Low Cost 8 Channel Logic Analyser

!!! Since this was posted I've learned that these cheap logic analysers are basically copy-cat rip-off hardware labelled up to look like they are made Saleae;  these aren't by Saleae!  If you're looking for a decent low cost logic analyser with superb software check-out the proper Saleae ones.





Quite a small compact little unit.

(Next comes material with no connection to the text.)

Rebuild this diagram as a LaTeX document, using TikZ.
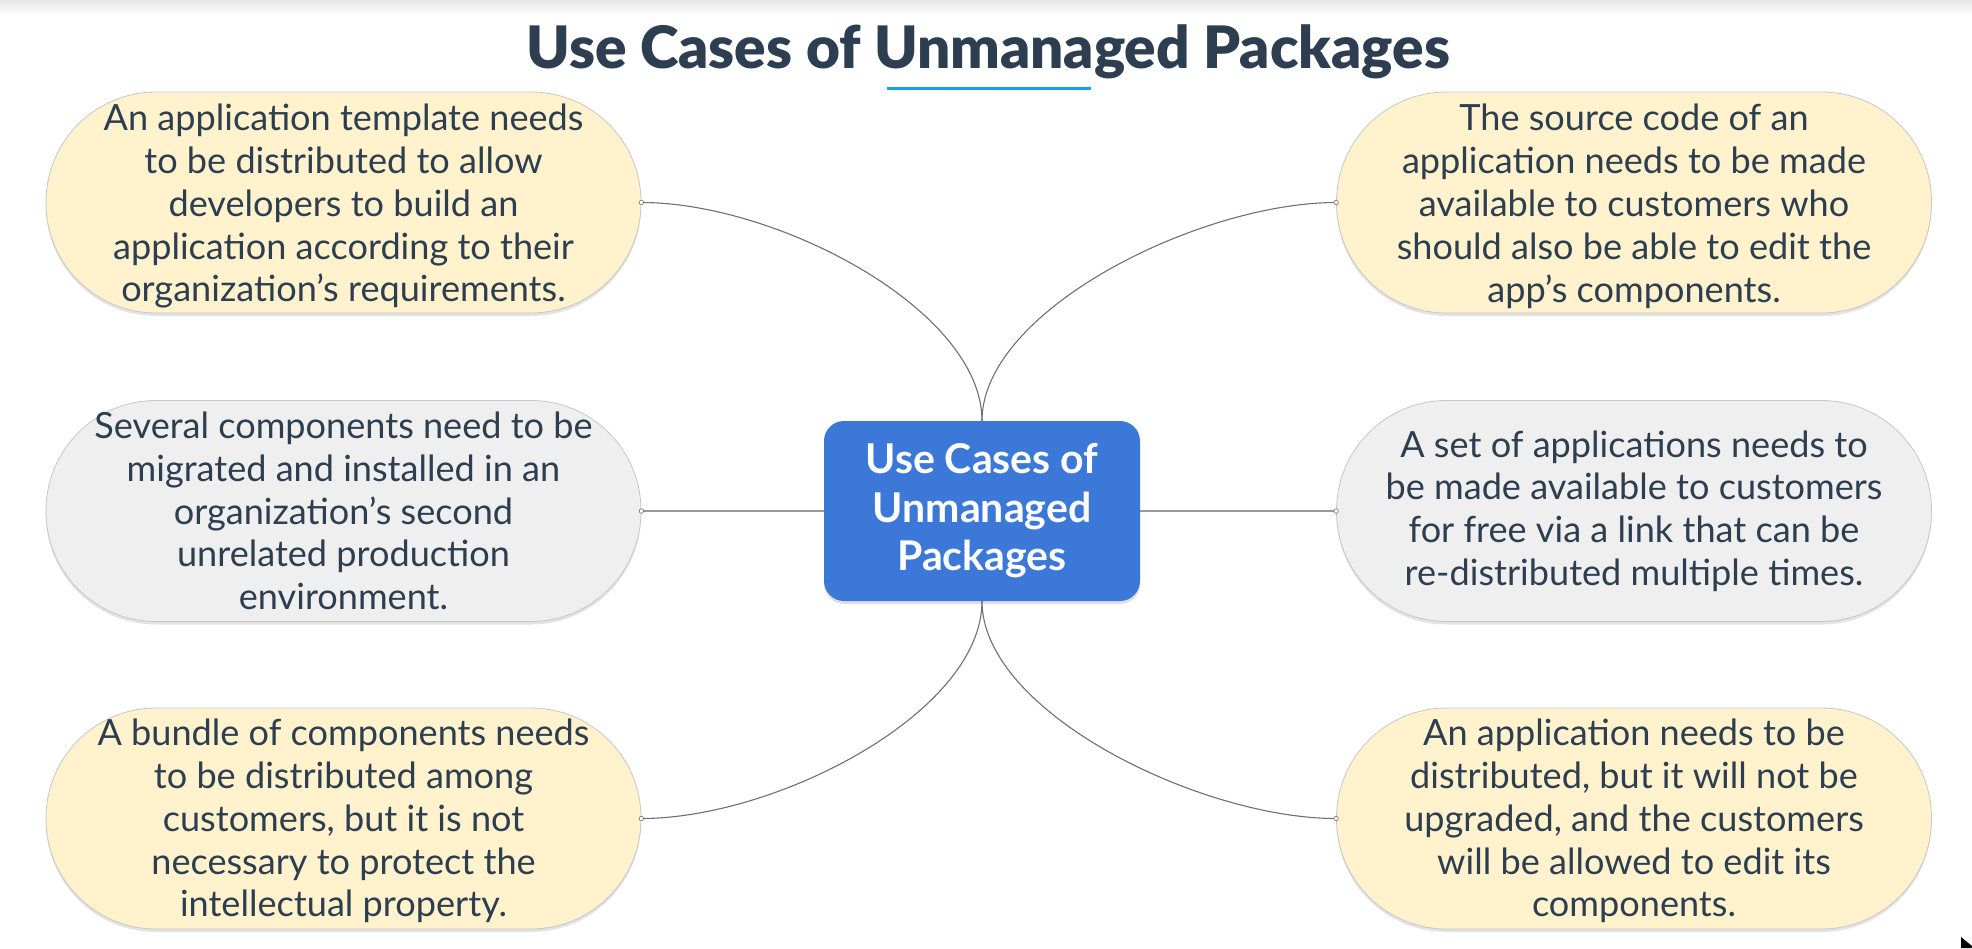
\documentclass[tikz,border=0pt]{standalone}
\usepackage{fontspec}
\setmainfont{Lato}
\newfontfamily\titlefont{Lato Black}
\usetikzlibrary{shadows}
\definecolor{txt}{HTML}{2C3E50}
\definecolor{cream}{HTML}{FFF2CC}
\definecolor{lgray}{HTML}{EFEFEF}
\definecolor{cblue}{HTML}{3C78D8}
\definecolor{uline}{HTML}{12A5DC}
\definecolor{conn}{HTML}{707070}
\newcommand\tstrut{\rule{0pt}{34.3pt}}
\newcommand\bstrut{\rule{0pt}{31.7pt}}
\begin{document}
\begin{tikzpicture}[x=1pt,y=-1pt,
  bubble/.style={rectangle, rounded corners=110pt, minimum width=595pt, minimum height=221pt,
    inner sep=0pt, align=center, text=txt, font=\fontsize{36.1}{42.8}\selectfont,
    draw=black!22, line width=0.8pt,
    drop shadow={shadow xshift=0pt, shadow yshift=-3pt, opacity=0.22}},
  hub/.style={rectangle, rounded corners=20pt, minimum width=316pt, minimum height=180pt,
    inner sep=0pt, align=center, fill=cblue, text=white,
    font=\bfseries\fontsize{41}{48.4}\selectfont,
    drop shadow={shadow xshift=0pt, shadow yshift=-3pt, opacity=0.25}},
  link/.style={draw=conn, line width=1.1pt},
  enddot/.style={circle, draw=conn, fill=white, line width=0.6pt, inner sep=0pt, minimum size=4.5pt}
]
\useasboundingbox (0,0) rectangle (1972,948);
\fill[white] (0,0) rectangle (1972,948);
\shade[top color=black!9, bottom color=white] (0,0) rectangle (1972,16);

% title
\node[anchor=base, text=txt, font=\titlefont\fontsize{58.5}{64}\selectfont, inner sep=0pt] (title) at (988,68) {Use Cases of Unmanaged Packages};
\coordinate (ulA) at (887,88);
\coordinate (ulB) at (1091,88);
\draw[uline, line width=3pt] (ulA) -- (ulB);

% hub
\node[hub] (c) at (982,511) {Use Cases of\\Unmanaged\\Packages};

% bubbles
\node[bubble, fill=cream] (tl) at (343.5,202.5) {\tstrut An application template needs\\to be distributed to allow\\developers to build an\\application according to their\\organization’s requirements.};
\node[bubble, fill=cream] (tr) at (1634,202.5) {\tstrut The source code of an\\application needs to be made\\available to customers who\\should also be able to edit the\\app’s components.};
\node[bubble, fill=lgray] (ml) at (343.5,511) {Several components need to be\\migrated and installed in an\\organization’s second\\unrelated production\\environment.};
\node[bubble, fill=lgray] (mr) at (1634,511) {A set of applications needs to\\be made available to customers\\for free via a link that can be\\re-distributed multiple times.};
\node[bubble, fill=cream] (bl) at (343.5,818.5) {\bstrut A bundle of components needs\\to be distributed among\\customers, but it is not\\necessary to protect the\\intellectual property.};
\node[bubble, fill=cream] (br) at (1634,818.5) {\bstrut An application needs to be\\distributed, but it will not be\\upgraded, and the customers\\will be allowed to edit its\\components.};

% connectors
\draw[link] (tl.east) .. controls +(136,0) and +(0,-111) .. (c.north);
\draw[link] (tr.west) .. controls +(-136,0) and +(0,-111) .. (c.north);
\draw[link] (bl.east) .. controls +(136,0) and +(0,111) .. (c.south);
\draw[link] (br.west) .. controls +(-136,0) and +(0,111) .. (c.south);
\draw[link, draw=black!40] (ml.east) -- (c.west);
\draw[link, draw=black!40] (mr.west) -- (c.east);

\node[enddot] (d1) at (tl.east) {};
\node[enddot] (d2) at (tr.west) {};
\node[enddot] (d3) at (ml.east) {};
\node[enddot] (d4) at (mr.west) {};
\node[enddot] (d5) at (bl.east) {};
\node[enddot] (d6) at (br.west) {};

% pointer arrow at the corner
\fill[black] (1961,937) -- (1972,946) -- (1972,948) -- (1961,948) -- cycle;
\end{tikzpicture}
\end{document}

It's rather cheap looking but I wouldn't expect too much for the price.



Hooked up and ready to capture some data.





Capturing a short burst of I2C data from the uC to the 24LC512 chip.




This was my first experience of a capture of my I2C signal from my board;   it looks ok, although I can't pass much of a judgement on this unit until I've used it a bit more; but on first impressions - it looks pretty good value for money!

Wednesday, 14 August 2013

Basic Transistor Amplifier

The other day I decided to try and build a simple one transistor amplifier.



This is the circuit; and the transistor used was the BC546A.




I input a 20mV 10KHz sine wave test signal to the the input stage of the transistor amplifier.









This shows the original signal (top) and the amplified signal (bottom).
The input measured ~20mV and the output measured ~1.75V according to the scope.

Playing with a MAX6126 Voltage Reference


Recently I picked up some cheap MAX6126 chips from Ebay;  this is the Maxim blurb about them..

"Ultra-High-Precision, Ultra-Low-Noise, Series Voltage Reference Features 3ppm/°C (max) Temperature Coefficients and an Excellent ±0.02% (max) Initial Accuracy"
I created a simple layout and etched it on a board;  I should have added some caps as per the datasheet specifications and the long breadboard wires I suspect didn't help either!

Anyway when I applied some power and measured it with my recently calibrated bench meter it was really quite good;  the ambient temperature effected the readings slightly; as it showed ~2.048v when it was ~22°C - but if it was >22°C,  it tended to drift slightly below.






One thing it did prove; and that was that my other two DMM's that I suspected were slightly out - were indeed not as accurate as I had previously thought!

I have quite a few of these little chips left so I plan to see if I can create a more temperature stable version that I could use in another project.




A few days later I knocked up a little circuit on a breadboard that I plan to use to stabilize the voltage reference temperature; this might give me a reading that is more independent of the ambient room temperature.

The picture below shows the circuit setup on the lower part of the breadboard.  The LED is just hooked up as an indicator to show the cutoff point at which the transistor turns off.

What you can't see in the picture is me holding a hair dryer above the probe and thermistor; when the temperature reached about 41°C, the LED is beginning to switch-off.




























At ~42°C the LED is very weakly lit;  this should give me a good starting point of the POT trim setting when I come to add the circuit to a little container.





I might keep the LED as an indicator on the final circuit;  but I plan to add some low ohm resistors and then drive them quite hard in order to generate some heat to warm a suitably small thermal chamber.